Reverence I

Whether or not you believe in one or more deities or even in life after death, there are advantages to being religious.  This is counterintuitive but true. Being an atheist is not the same as being faithless, not the same as believing in nothing. Many atheists, are vigorous enough in opposing the widely accepted canon of Western religious doctrine as to make them persons of deeply held belief.  They may proselytize as vocally as true believers, witness the number of books on this subject by the likes of Christopher Hitchens, Sam Harris, and Richard Dawkins. Why would these men write so many books and make their ingenious and convincing arguments,  if they didn’t take religion seriously? It’s a plain fact that most people don’t care about religion as much as many atheists do. Many atheists propose not simply to deny the belief in God. They have not replaced standard religion with nothing, but with alternate belief, and it is not as simple as believing in science, either.

Religion must be important for the professed atheist, only he finds the party line of most faiths, untruthful, or inadequate or simply outdated.  Examination of large issues transcending the single human life, and notion of the good life and ethics, are issues as critical for many atheists and theists as the standard religionist, even more pivotal.  These persons are not immoral as some religionists would have us believe, but the opposite. Atheists may find themselves unable to accept hypocrisy and violence which is part of standard religion, with so many examples of individuals who enrich themselves on charitable contributions, molest children, foist their beliefs on others and commit atrocities in the name of their church. Perhaps these crimes matter less to the true believer who can absorb some evil for the greater good, but they have driven away good persons of conscience.
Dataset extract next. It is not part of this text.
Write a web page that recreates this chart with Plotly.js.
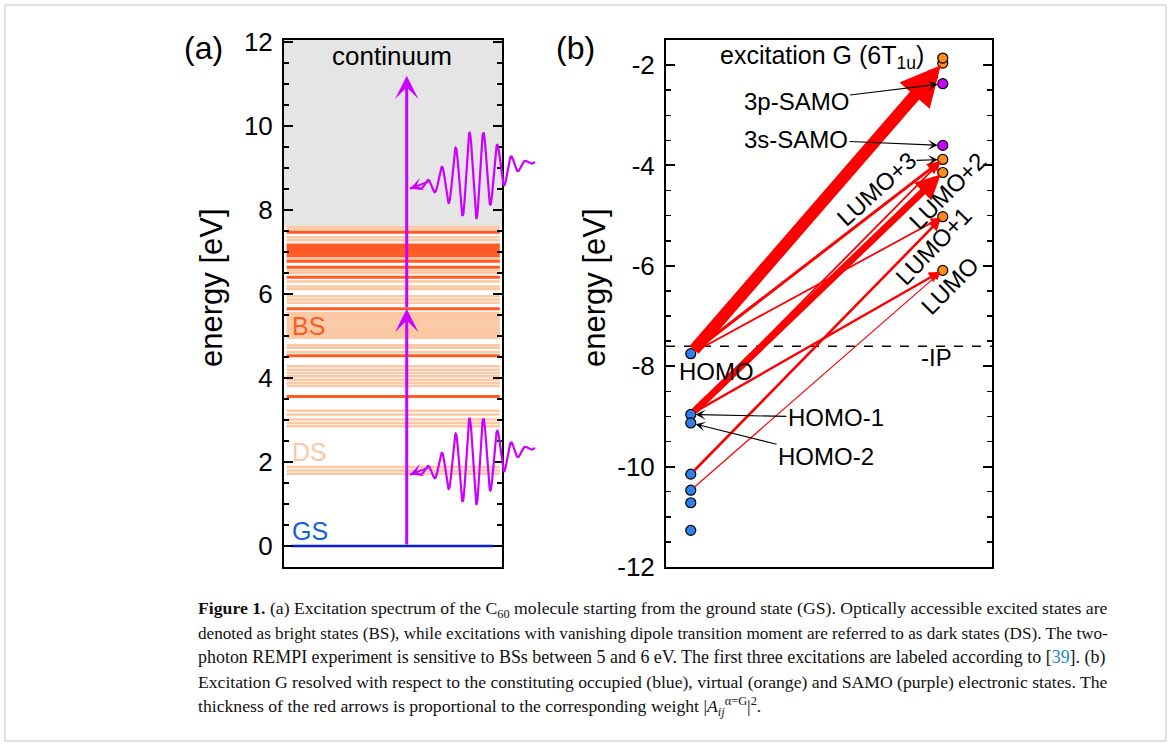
<!DOCTYPE html>
<html><head><meta charset="utf-8">
<script src="https://cdn.plot.ly/plotly-3.0.1.min.js"></script>
<style>html,body{margin:0;padding:0;background:#fff}#chart{width:1171px;height:746px}</style>
</head><body><div id="chart"></div>
<script>
// ================= DATA =================
// Panel (a): excitation energies of C60 [eV]
const groundState = [0];
const brightStates = [3.56, 4.53, 5.65, 6.40, 6.64, 6.78, 6.91, 6.97, 7.04, 7.11, 7.17, 7.47];
const darkStates = [1.72, 1.80, 1.88, 2.85, 2.93, 3.01, 3.13, 3.22, 3.81, 3.88, 3.96, 4.04, 4.12, 4.20, 4.28,
  4.62, 4.72, 4.78, 4.96, 5.00, 5.05, 5.10, 5.15, 5.20, 5.25, 5.30, 5.35, 5.40, 5.45, 5.50, 5.55,
  5.79, 5.87, 5.95, 6.12, 6.18, 6.30, 6.50, 6.56, 6.84, 7.28, 7.35, 7.54, 7.59];
const continuumOnset = 7.6;
const labeledStates = ['C', 'E', 'G'];
const labeledEnergies = [3.56, 4.53, 5.65];
const pumpSteps = [0, 5.65, 11.2];          // two-photon excitation path
const pulseTipEnergies = [1.70, 8.51];       // where the laser pulses arrive
const yTicksA = [0, 2, 4, 6, 8, 10, 12];
const yTickTextA = ['0', '2', '4', '6', '8', '10', '12'];

// Panel (b): orbital energies [eV]
const occEnergies = [-7.75, -8.96, -9.13, -10.15, -10.47, -10.72, -11.27];   // HOMO, HOMO-1, HOMO-2, ...
const virtEnergies = [-6.09, -5.02, -4.14, -3.88, -1.96, -1.86];             // LUMO, LUMO+1, LUMO+2, LUMO+3, ...
const samoEnergies = [-3.60, -2.37];                                          // 3s-SAMO, 3p-SAMO
const ionization = -7.6;
// transitions (occupied index -> virtual index) and weights |A|^2
const transFrom = [4, 0, 1, 0, 1, 3, 0, 1];
const transTo   = [0, 1, 3, 3, 0, 1, 4, 2];
const transWeight = [0.04, 0.06, 0.06, 0.10, 0.08, 0.085, 0.40, 0.23];
const yTicksB = [-12, -10, -8, -6, -4, -2];
const yTickTextB = ['-12', '-10', '-8', '-6', '-4', '-2'];

// ================= STYLE / GEOMETRY =================
const W = 1171, H = 746;
const FONT = 'Liberation Sans, Arial, sans-serif';
const RED = '#ff5a24', PEACH = '#fcc8a3', MAG = '#cc00ff';
const xOcc = 0.076, xVirt = 0.849;
const domY = [1 - 567 / H, 1 - 40 / H];

function levelTrace(energies, color, width, x0, x1) {
  const xs = [], ys = [];
  energies.forEach(e => { xs.push(x0, x1, null); ys.push(e, e, null); });
  return {type: 'scatter', mode: 'lines', x: xs, y: ys, xaxis: 'x', yaxis: 'y',
    line: {color: color, width: width}, hoverinfo: 'skip', showlegend: false};
}

// decorative laser-pulse glyph (Gaussian wave packet), drawn on an overlay x-axis (x3)
function pulseTrace(eTip) {
  const xs = [], ys = [];
  const pxTip = 410, pxEnd = 535, c = 474, s = 22, per = 14;
  for (let i = 0; i <= 400; i++) {
    const px = pxTip + (pxEnd - pxTip) * i / 400;
    const env = Math.exp(-0.5 * Math.pow((px - c) / s, 2));
    const base = eTip + (px - pxTip) * 0.00514;
    xs.push((px - 284) / 218);
    ys.push(base + 1.05 * env * Math.sin(2 * Math.PI * (px - pxTip) / per));
  }
  return {type: 'scatter', mode: 'lines', x: xs, y: ys, xaxis: 'x3', yaxis: 'y',
    line: {color: MAG, width: 2.2}, hoverinfo: 'skip', showlegend: false};
}

const traces = [
  levelTrace(darkStates, PEACH, 2.5, 0.012, 0.99),
  levelTrace(brightStates, RED, 3, 0.012, 0.99),
  levelTrace(groundState, '#0a1ee0', 2.5, 0.035, 0.96),
  pulseTrace(pulseTipEnergies[0]),
  pulseTrace(pulseTipEnergies[1]),
  {type: 'scatter', mode: 'lines', x: [0, 1], y: [ionization, ionization], xaxis: 'x2', yaxis: 'y2',
    line: {color: 'black', width: 1.5, dash: 'dash'}, hoverinfo: 'skip', showlegend: false},
  {type: 'scatter', mode: 'markers', x: occEnergies.map(() => xOcc), y: occEnergies, xaxis: 'x2', yaxis: 'y2',
    marker: {color: '#2f80ea', size: 10, line: {color: 'black', width: 1.2}}, cliponaxis: false, showlegend: false},
  {type: 'scatter', mode: 'markers', x: virtEnergies.map(() => xVirt), y: virtEnergies, xaxis: 'x2', yaxis: 'y2',
    marker: {color: '#ff8c1a', size: 10, line: {color: 'black', width: 1.2}}, cliponaxis: false, showlegend: false},
  {type: 'scatter', mode: 'markers', x: samoEnergies.map(() => xVirt), y: samoEnergies, xaxis: 'x2', yaxis: 'y2',
    marker: {color: MAG, size: 10, line: {color: 'black', width: 1.2}}, cliponaxis: false, showlegend: false}
];

const ann = [];
function txt(xref, yref, x, y, text, size, color, extra) {
  ann.push(Object.assign({xref: xref, yref: yref, x: x, y: y, text: text, showarrow: false,
    xanchor: 'center', yanchor: 'middle',
    font: {family: FONT, size: size, color: color || 'black'}}, extra || {}));
}

// ---- panel labels and axis titles
txt('paper', 'paper', 203 / W, 1 - 48 / H, '(a)', 32);
txt('paper', 'paper', 575 / W, 1 - 48 / H, '(b)', 32);
txt('paper', 'paper', 211 / W, 1 - 288 / H, 'energy [eV]', 31, 'black', {textangle: -90});
txt('paper', 'paper', 594 / W, 1 - 288 / H, 'energy [eV]', 31, 'black', {textangle: -90});

// ---- panel (a) annotations
txt('x', 'y', 0.495, 11.66, 'continuum', 26);
txt('x', 'y', 0.028, 5.23, 'BS', 25, RED, {xanchor: 'left'});
txt('x', 'y', 0.028, 2.23, 'DS', 25, PEACH, {xanchor: 'left'});
txt('x', 'y', 0.028, 0.35, 'GS', 25, '#1460dc', {xanchor: 'left'});
labeledStates.forEach((l, i) => txt('x', 'y', 1.03, labeledEnergies[i], l, 25, RED, {xanchor: 'left'}));
// two-photon pump arrows
for (let i = 0; i < pumpSteps.length - 1; i++) {
  ann.push({xref: 'x', yref: 'y', axref: 'x', ayref: 'y', x: 0.563, y: pumpSteps[i + 1], ax: 0.563, ay: pumpSteps[i],
    text: '', showarrow: true, arrowhead: 3, arrowsize: 1.3, arrowwidth: 3, arrowcolor: MAG});
}
// pulse arrow heads
pulseTipEnergies.forEach(e => {
  ann.push({xref: 'x3', yref: 'y', axref: 'x3', ayref: 'y', x: (410 - 284) / 218, y: e, ax: (430 - 284) / 218, ay: e + 0.18,
    text: '', showarrow: true, arrowhead: 3, arrowsize: 1.1, arrowwidth: 2, arrowcolor: MAG});
});

// ---- panel (b) red transition arrows (thin first)
const order = transWeight.map((w, i) => i).sort((a, b) => transWeight[a] - transWeight[b]);
order.forEach(k => {
  const w = transWeight[k] * 30;
  const headLen = 4 + 3 * w;
  ann.push({xref: 'x2', yref: 'y2', axref: 'x2', ayref: 'y2',
    x: xVirt, y: virtEnergies[transTo[k]], ax: xOcc, ay: occEnergies[transFrom[k]],
    text: '', showarrow: true, arrowhead: 2, arrowwidth: w, arrowsize: headLen / (5 * w),
    arrowcolor: '#ff0000', standoff: 3, startstandoff: 3});
});

// ---- panel (b) labels
txt('x2', 'y2', 0.479, -1.83, 'excitation G (6T<sub>1u</sub>)', 25);
function pointer(text, tx, ty, px, py) {
  ann.push({xref: 'x2', yref: 'y2', axref: 'x2', ayref: 'y2', x: px, y: py, ax: tx, ay: ty,
    text: text, showarrow: true, arrowhead: 3, arrowsize: 1.5, arrowwidth: 1.1, arrowcolor: 'black', standoff: 5,
    font: {family: FONT, size: 24, color: 'black'}});
}
pointer('3p-SAMO', 0.399, -2.727, xVirt, samoEnergies[1]);
pointer('3s-SAMO', 0.399, -3.48, xVirt, samoEnergies[0]);
pointer('HOMO-1', 0.521, -9.02, xOcc, occEnergies[1]);
pointer('HOMO-2', 0.491, -9.80, xOcc, occEnergies[2]);
pointer('', 0.764, virtEnergies[3] - 0.02, xVirt, virtEnergies[3]);
txt('x2', 'y2', 0.156, -8.11, 'HOMO', 24);
txt('x2', 'y2', 0.831, -7.83, '-IP', 24);
txt('x2', 'y2', 0.647, -4.46, 'LUMO+3', 24, 'black', {textangle: -42});
txt('x2', 'y2', 0.865, -4.50, 'LUMO+2', 24, 'black', {textangle: -45});
txt('x2', 'y2', 0.822, -5.595, 'LUMO+1', 24, 'black', {textangle: -46});
txt('x2', 'y2', 0.871, -6.39, 'LUMO', 24, 'black', {textangle: -45});

// ---- caption
const SERIF = 'Liberation Serif, Times New Roman, serif';
const captionLines = [
  '<b>Figure 1.</b> (a) Excitation spectrum of the C<sub>60</sub> molecule starting from the ground state (GS). Optically accessible excited states are',
  'denoted as bright states (BS), while excitations with vanishing dipole transition moment are referred to as dark states (DS). The two-',
  'photon REMPI experiment is sensitive to BSs between 5 and 6 eV. The first three excitations are labeled according to [<span style="color:#1a86c8">39</span>]. (b)',
  'Excitation G resolved with respect to the constituting occupied (blue), virtual (orange) and SAMO (purple) electronic states. The',
  'thickness of the red arrows is proportional to the corresponding weight |<i>A</i><sub><i>ij</i></sub><sup>α=G</sup>|<sup>2</sup>.'
];
const captionY = [609, 633, 657, 682, 706];
const captionSize = [17.7, 17.15, 17.95, 17.65, 17.7];
captionLines.forEach((l, i) => txt('paper', 'paper', 196 / W, 1 - captionY[i] / H, l, captionSize[i], '#111',
  {xanchor: 'left', yanchor: 'middle', font: {family: SERIF, size: captionSize[i], color: '#111'}}));

const axLine = {showline: true, linewidth: 2, linecolor: 'black', showgrid: false, zeroline: false};
const yCommon = Object.assign({}, axLine, {
  domain: domY, ticks: 'inside', ticklen: 9, tickwidth: 2, tickcolor: 'black', mirror: 'ticks',
  tickmode: 'array', tickfont: {family: FONT, size: 26, color: 'black'}, ticklabelstandoff: 4,
  minor: {ticks: 'inside', ticklen: 5, tickwidth: 1.5, tickcolor: 'black', tickmode: 'linear', tick0: 0, dtick: 0.5, showgrid: false}
});

const layout = {
  width: W, height: H, margin: {l: 0, r: 0, t: 0, b: 0},
  paper_bgcolor: 'white', plot_bgcolor: 'rgba(0,0,0,0)', showlegend: false,
  xaxis: Object.assign({}, axLine, {domain: [284 / W, 502 / W], range: [0, 1], mirror: true, ticks: '', showticklabels: false, anchor: 'y', fixedrange: true}),
  xaxis2: Object.assign({}, axLine, {domain: [666 / W, 992 / W], range: [0, 1], mirror: true, ticks: '', showticklabels: false, anchor: 'y2', fixedrange: true}),
  xaxis3: {domain: [284 / W, 545 / W], range: [0, 261 / 218], anchor: 'y', visible: false, fixedrange: true},
  yaxis: Object.assign({}, yCommon, {range: [-0.5, 12.05], tickvals: yTicksA, ticktext: yTickTextA, anchor: 'x'}),
  yaxis2: Object.assign({}, yCommon, {range: [-12, -1.5], tickvals: yTicksB, ticktext: yTickTextB, anchor: 'x2'}),
  shapes: [
    {type: 'rect', xref: 'x', yref: 'y', x0: 0, x1: 1, y0: continuumOnset, y1: 12.05, fillcolor: '#e5e5e5', line: {width: 0}, layer: 'below'},
    {type: 'rect', xref: 'paper', yref: 'paper', x0: 5 / W, x1: 1166 / W, y0: 1 - 741 / H, y1: 1 - 5 / H, line: {color: '#c4c4c4', width: 1}, fillcolor: 'rgba(0,0,0,0)'}
  ],
  annotations: ann
};

Plotly.newPlot('chart', traces, layout, {staticPlot: true, displayModeBar: false});
</script>
</body></html>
The  truly faithless person is the one you shouldn’t trust, indeed need to watch for, whether affiliated with a standard religion or not.

I am not one of those who counts as stupid someone who practices a standard religion. In fact I respect the pious person of any faith, assuming that through piety they express reverence for ethics, and above all people and human life and are looking up, wanting to understand the mystery in all things. Your belief system needs be influenced by modernity, knowledge and science, in my book. Too many are those who passively follow the faith of their own ethnic group. I fully understand how this grounds them in a system of inherited rituals and beliefs, as well as a social community in which people thrive. If you are not part of a community, you are isolated, on the outside looking in.

In my own faith, are many beautiful rituals. One is the constant blessing of every mundane thing, which by the alchemy of thought, transforms the ordinary into something holy, the elevation of every thing and every time.  I personally find this quite beautiful. I for one, have an inner feeling of warmth as I thank The Deity even as all communications seem one-sided.

Now that we have an idea about the immensity, how each small thing fits into a larger pattern than any human ever dreamed of, it seems foolish to believe that the Creator or all galaxies revealed Himself to an ordinary guy, a member of some insignificant little tribe in some little place in the Near East, or in some river valley in India, then eventually fell silent in modern times and has ceased intervening to save anyone or anything at all. He may have sent onto our planet  an avatar or representative of Himself.  Not only were His followers not rewarded, but commonly scathed and martyred in terrifying ways, hanged upside down or ripped to shreds .  Those were neat explanatory concepts at one time, and they move some of us even now.  Our  21st century knowledge base requires belief in a greater Deity if you are so inclined, than was referred to in any of the old religious texts. Such a God embraces enormous swaths of space-time. That in turn, forces us all under a much larger umbrella, of respect for traditions of others.  There are 7 billions of us humans now who have to live and plan together if we are even to survive. Systems of governments, methods of war and agriculture, all manner of things, become outmoded, and so many religious practices. We have no choice but to act according on the basis of what we know.  We are as Janus looking back and forward at the same time, reverencing ancient practice but influenced by modernity.